Entre los antiguos semitas, de los que procede el pueblo hebreo, imperaba la ley de la venganza. La ley del talión constituyó en aquellos primeros siglos del pueblo elegido un avance ético, social y jurídico. Esa ley consistía en que el castigo no podía ser mayor que el delito. Jesús, en la moral del Nuevo Testamento, da el definitivo avance. Nos manda perdonar y amar incluso a los enemigos. ¿Por qué? Porque este es el distintivo de los hijos de Dios. El Señor establece que el cristiano no tiene enemigos. Su único enemigo es el mal en sí, el pecado, pero no el pecador. El mismo Jesucristo llevó a la práctica esta doctrina con los que le crucificaron. Por eso los santos han seguido el ejemplo del Señor, como el primer mártir San Esteban. El versículo 48 resume de algún modo toda la enseñanza del Evangelio de hoy, incluidas las Bienaventuranzas.

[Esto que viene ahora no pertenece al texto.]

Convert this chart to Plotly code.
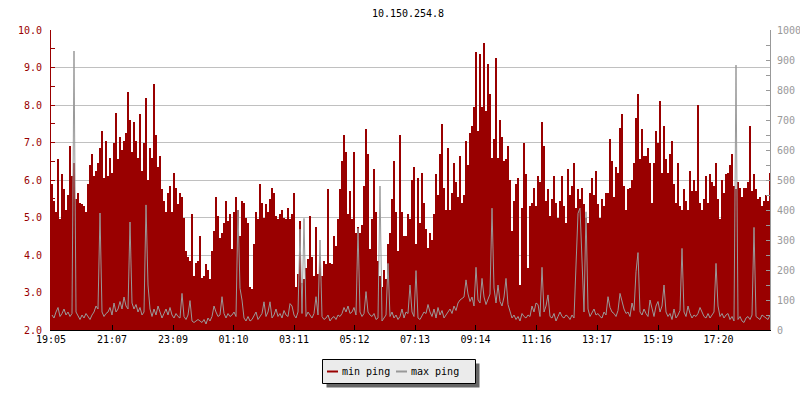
import plotly.graph_objects as go

title_text = "10.150.254.8"
start_label = "19:05"
step_minutes = 4
tick_labels = ["19:05", "21:07", "23:09", "01:10", "03:11", "05:12",
               "07:13", "09:14", "11:16", "13:17", "15:19", "17:20"]
series_names = ["min ping", "max ping"]

min_ping = [
    # 19:05 - 21:05
    5.9, 5.45, 5.15, 6.55, 4.95, 6.15, 5.75, 5.2, 5.6, 6.9,
    6.1, 6.45, 5.5, 5.65, 5.4, 5.35, 5.3, 5.15, 5.9, 6.4,
    6.7, 6.1, 6.25, 6.45, 6.85, 7.3, 6.05, 7.05, 6.1, 6.6,
    6.2, 7.0, 7.8, 6.55, 7.15, 6.8, 7.05, 7.25, 8.35, 7.6,
    6.75, 7.55, 7.05, 6.6, 7.75, 6.25, 7.0, 8.2, 6.0, 6.85,
    6.6, 8.55, 7.2, 6.35, 6.65, 5.75, 5.45, 5.15, 5.65, 5.85,
    # 23:05
    5.15, 6.2, 5.8, 5.35, 5.65, 5.55, 5.0, 4.1, 3.95, 3.85,
    5.1, 3.45, 3.8, 3.85, 4.5, 3.4, 3.45, 3.75, 3.6, 3.35,
    4.1, 4.65, 5.55, 5.05, 4.45, 4.6, 4.85, 5.45, 4.9, 5.1,
    4.15, 5.15, 5.55, 5.2, 4.5, 5.45, 5.4, 5.0, 4.85, 3.15,
    3.1, 4.3, 5.15, 4.95, 5.9, 5.4, 5.0, 5.35, 5.15, 5.5,
    5.8, 5.65, 5.05, 4.95, 5.1, 5.2, 5.0, 4.95, 5.25, 4.95,
    # 03:05
    5.1, 5.65, 3.15, 3.5, 4.9, 3.25, 3.35, 3.65, 3.9, 5.05,
    3.95, 3.45, 4.75, 3.5, 3.95, 3.45, 3.85, 3.75, 5.75, 3.8,
    3.75, 4.5, 4.25, 4.95, 5.75, 6.5, 7.2, 6.75, 5.1, 5.7,
    4.95, 6.75, 4.6, 4.75, 4.6, 4.8, 5.85, 7.35, 6.7, 4.15,
    4.95, 6.3, 5.15, 3.85, 3.45, 3.15, 3.6, 3.35, 4.3, 4.6,
    5.5, 6.5, 5.15, 4.1, 7.2, 5.15, 4.5, 4.5, 5.1, 4.95,
    # 07:05
    6.0, 6.35, 4.3, 6.05, 4.85, 6.2, 5.4, 4.7, 4.2, 4.6,
    4.4, 5.1, 6.15, 5.6, 6.7, 7.5, 5.8, 5.2, 6.85, 5.2,
    5.65, 6.45, 5.95, 5.55, 6.65, 5.4, 5.6, 7.05, 6.4, 7.25,
    7.45, 7.95, 9.42, 7.3, 9.35, 7.95, 9.65, 7.85, 9.1, 8.3,
    6.6, 7.1, 9.25, 6.6, 7.6, 7.15, 6.5, 6.55, 6.9, 6.0,
    4.65, 5.45, 5.9, 6.05, 3.2, 5.25, 6.98, 6.15, 3.65, 5.3,
    # 11:05
    5.4, 5.8, 5.3, 6.1, 5.95, 7.55, 6.9, 5.45, 5.75, 5.05,
    5.5, 6.1, 5.4, 5.0, 5.45, 6.1, 5.3, 4.85, 6.3, 5.6,
    5.85, 6.45, 5.25, 5.75, 5.5, 5.8, 5.35, 5.0, 4.85, 5.65,
    6.05, 5.6, 6.25, 5.35, 5.0, 5.5, 5.3, 5.65, 5.65, 7.1,
    6.5, 5.55, 6.35, 6.2, 7.4, 7.75, 5.85, 5.2, 5.75, 5.8,
    6.0, 6.45, 7.65, 8.3, 6.55, 7.35, 6.65, 6.65, 6.85, 6.45,
    # 15:05
    5.4, 6.45, 7.3, 7.0, 8.1, 6.2, 7.45, 6.55, 6.2, 6.7,
    7.05, 5.9, 5.4, 6.45, 5.3, 5.2, 5.75, 5.45, 5.2, 6.25,
    5.7, 6.0, 5.7, 8.0, 5.4, 5.2, 5.5, 6.1, 5.4, 6.15,
    5.95, 5.85, 6.45, 5.5, 4.95, 6.0, 5.65, 6.15, 6.2, 6.4,
    6.7, 5.85, 5.75, 5.95, 5.8, 5.55, 5.8, 5.8, 5.95, 7.45,
    5.7, 6.15, 5.75, 5.5, 5.55, 5.3, 5.45, 5.6, 5.45, 6.2,
]

max_ping = [
    50, 40, 60, 75, 45, 55, 70, 50, 60, 45,
    55, 930, 60, 45, 35, 50, 40, 55, 45, 35,
    50, 60, 80, 70, 390, 60, 45, 55, 60, 75,
    50, 90, 60, 70, 95, 70, 110, 80, 70, 360,
    90, 70, 85, 60, 75, 50, 60, 417, 150, 70,
    45, 70, 50, 80, 60, 40, 55, 70, 50, 75,
    50, 40, 55, 45, 40, 122, 45, 35, 50, 98,
    30, 25, 30, 35, 30, 25, 35, 20, 40, 30,
    45, 80, 60, 45, 50, 111, 55, 40, 55, 45,
    50, 60, 45, 400, 139, 100, 40, 30, 45, 30,
    35, 50, 60, 35, 45, 55, 94, 45, 60, 94,
    40, 50, 70, 45, 55, 40, 65, 50, 45, 88,
    80, 50, 40, 60, 336, 55, 372, 45, 60, 50,
    40, 55, 111, 50, 300, 45, 35, 40, 50, 30,
    40, 45, 35, 50, 45, 55, 75, 60, 80, 55,
    60, 75, 50, 339, 60, 45, 55, 128, 60, 50,
    45, 55, 35, 40, 480, 30, 40, 50, 222, 45,
    60, 40, 50, 35, 45, 70, 40, 60, 55, 150,
    60, 45, 198, 40, 35, 50, 60, 55, 85, 60,
    45, 70, 40, 75, 50, 65, 40, 50, 60, 70,
    55, 80, 65, 90, 100, 105, 110, 167, 120, 95,
    110, 80, 209, 100, 90, 172, 110, 85, 100, 120,
    406, 140, 90, 150, 95, 80, 110, 172, 85, 60,
    40, 50, 35, 45, 30, 55, 45, 40, 50, 45,
    80, 60, 90, 85, 45, 209, 60, 80, 117, 45,
    40, 55, 30, 45, 60, 45, 40, 50, 45, 35,
    50, 40, 233, 389, 406, 222, 60, 394, 70, 45,
    60, 70, 50, 55, 45, 40, 60, 50, 111, 75,
    60, 55, 45, 65, 122, 95, 70, 55, 60, 45,
    90, 65, 194, 258, 60, 50, 70, 55, 45, 100,
    70, 45, 80, 95, 60, 80, 150, 60, 45, 55,
    35, 70, 40, 50, 65, 272, 60, 45, 80, 55,
    40, 50, 45, 55, 75, 60, 45, 40, 55, 40,
    50, 60, 222, 80, 45, 55, 40, 50, 55, 35,
    45, 30, 883, 35, 45, 30, 25, 40, 45, 35,
    50, 342, 45, 40, 35, 50, 45, 40, 35, 50,
]


def to_min(s):
    h, m = map(int, s.split(":"))
    return h * 60 + m


t0 = to_min(start_label)
tick_vals = [(to_min(s) - t0) % 1440 for s in tick_labels]
x_vals = [i * step_minutes + step_minutes / 2 for i in range(len(min_ping))]

RED = "#990000"
GRAY = "#999999"
FONT = "DejaVu Sans Mono"

# plot-area geometry in pixels
W, H = 800, 400
ML, MR, MT, MB = 51, 30, 30, 70
PW, PH = W - ML - MR, H - MT - MB


def px(xp):
    return (xp - ML) / PW


def py(yp):
    return (H - MB - yp) / PH


fig = go.Figure()
fig.add_trace(go.Bar(
    x=x_vals, y=min_ping, name=series_names[0], width=step_minutes,
    marker=dict(color=RED, line=dict(width=0)), yaxis="y",
    showlegend=False,
))
fig.add_trace(go.Scatter(
    x=x_vals, y=max_ping, name=series_names[1], mode="lines",
    line=dict(color=GRAY, width=1), yaxis="y2", showlegend=False,
))

# hand-drawn legend box (with drop shadow), as in the original
bx0, bx1, by0, by1 = 322.5, 475.5, 359.5, 383.5
fig.add_shape(type="rect", xref="paper", yref="paper",
              x0=px(bx0 + 4), x1=px(bx1 + 4), y0=py(by0 + 4), y1=py(by1 + 4),
              fillcolor="#666666", line=dict(width=0), layer="above")
fig.add_shape(type="rect", xref="paper", yref="paper",
              x0=px(bx0), x1=px(bx1), y0=py(by0), y1=py(by1),
              fillcolor="#ebebeb", line=dict(color="black", width=1),
              layer="above")
ly = 371.5
for (sx0, tx), name, col in zip([(327, 340.5), (396, 409.5)],
                                series_names, [RED, GRAY]):
    fig.add_shape(type="line", xref="paper", yref="paper",
                  x0=px(sx0), x1=px(sx0 + 11), y0=py(ly), y1=py(ly),
                  line=dict(color=col, width=2), layer="above")
    fig.add_annotation(xref="paper", yref="paper", x=px(tx), y=py(ly),
                       xanchor="left", yanchor="middle", text=name,
                       showarrow=False, borderpad=0,
                       font=dict(family=FONT, size=10, color="black"))

fig.update_layout(
    width=W, height=H,
    margin=dict(l=ML, r=MR, t=MT, b=MB, autoexpand=False),
    paper_bgcolor="white", plot_bgcolor="white",
    font=dict(family=FONT, size=10, color="black"),
    title=dict(text=title_text, x=0.51, xanchor="center", y=1 - 13 / H,
               yanchor="middle", yref="container", xref="container",
               font=dict(family=FONT, size=10, color="black")),
    bargap=0,
    showlegend=False,
    hovermode=False,
    xaxis=dict(range=[0, 1438], tickvals=tick_vals, ticktext=tick_labels,
               ticks="inside", ticklen=5, tickcolor="black",
               showline=True, linecolor="black", linewidth=1,
               showgrid=False, zeroline=False, automargin=False,
               tickfont=dict(family=FONT, size=10, color="black")),
    yaxis=dict(range=[2, 10], dtick=1, tick0=2, tickformat=".1f",
               ticks="inside", ticklen=4, tickcolor=RED,
               showline=True, linecolor=RED, linewidth=1,
               showgrid=True, gridcolor="#c0c0c0", gridwidth=1,
               zeroline=False, ticklabelstandoff=6, automargin=False,
               minor=dict(dtick=0.5, ticks="inside", ticklen=4,
                          tickcolor=RED, showgrid=False),
               tickfont=dict(family=FONT, size=10, color=RED)),
    yaxis2=dict(range=[0, 1000], dtick=100, overlaying="y", side="right",
                ticks="inside", ticklen=4, tickcolor=GRAY,
                showline=True, linecolor=GRAY, linewidth=1,
                showgrid=False, zeroline=False, ticklabelstandoff=4,
                automargin=False,
                minor=dict(dtick=50, ticks="inside", ticklen=4,
                           tickcolor=GRAY, showgrid=False),
                tickfont=dict(family=FONT, size=10, color=GRAY)),
)

fig.write_html("out.html",
               config={"displayModeBar": False, "staticPlot": True},
               post_script="document.body.style.margin='0';")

Es imposible en sentido estricto que la criatura tenga la perfección de Dios. Pero debemos tender, con la ayuda de la gracia, a ser capaces de practicar la misericordia y el amor hacia nuestros semejantes, sin excluir a nadie. «Dichosos los misericordiosos porque ellos alcanzarán misericordia» (Mt 8,7). «Sed misericordiosos como vuestro Padre es misericordioso» (Lc. 6,36). La llamada universal a la santidad no es una sugerencia, sino un mandato de Jesucristo.